Perhaps most important, in Raymond’s less-Superman-more Yoda model, leaders must relinquish the ideal of invulnerability. They cannot deny their own mistakes or weaknesses while simultaneously requiring workers to come to grips with theirs. Raymond’s OWNER chart, which is so good I’d rather let him explain it, does include “Name the Challenge” and “Embrace Mistakes.” Though he doesn’t use the term, his model relies on mutual honesty, too often a missing quality in today’s workplace environment.

Raymond’s model, and the examples he uses, draw from the white-collar technical world. A former tech CEO, Raymond’s experiences involve office work and skilled professional employees. However, with limited fine-tuning, his model, based on straightforward structures of group dynamics and social psychology, should translate into blue-collar work, like factories or construction. Having done both these categories, I’ve seen the importance of a firm but uplifting hand on the tiller, something frequently missing from manual trades.

Much as I appreciate Raymond’s model, he frequently misses his own assumptions. For instance, he assumes management and labor share mutual goals, and simply need to reconcile means. His three leadership archetypes—Fixer, Fighter, and Friend—miss one equally important model, the Foe, who threatens and insults workers into compliance, often preemptively. Similarly, his five employee archetypes overlook the Foe’s favorite self-justification, the Slacker. Maybe a management theory predicated on mutuality can’t accommodate these unilateralists.

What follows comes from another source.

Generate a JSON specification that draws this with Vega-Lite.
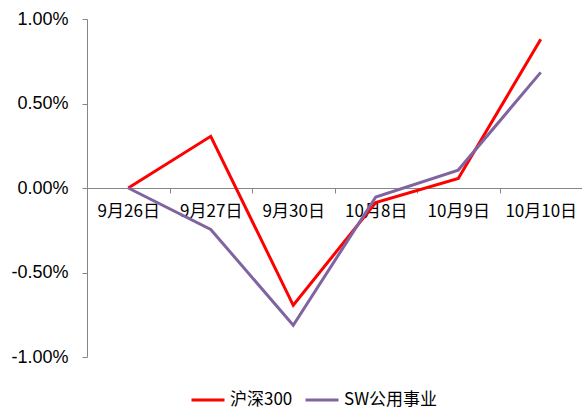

So, for organizational leaders who want strong members on resilient teams, Jonathan Raymond offers a structural approach that rewards everyone together. Mutatis mutandis, Raymond’s business approaches could empower schoolteachers, religious and political leaders, activists, and others who would bring out the best in others. Having faced multiple workplaces where management and labor had essentially adversarial relationships, I find Raymond’s vision energizing. Despite its challenges, it needs leaders generous enough to implement it in real life.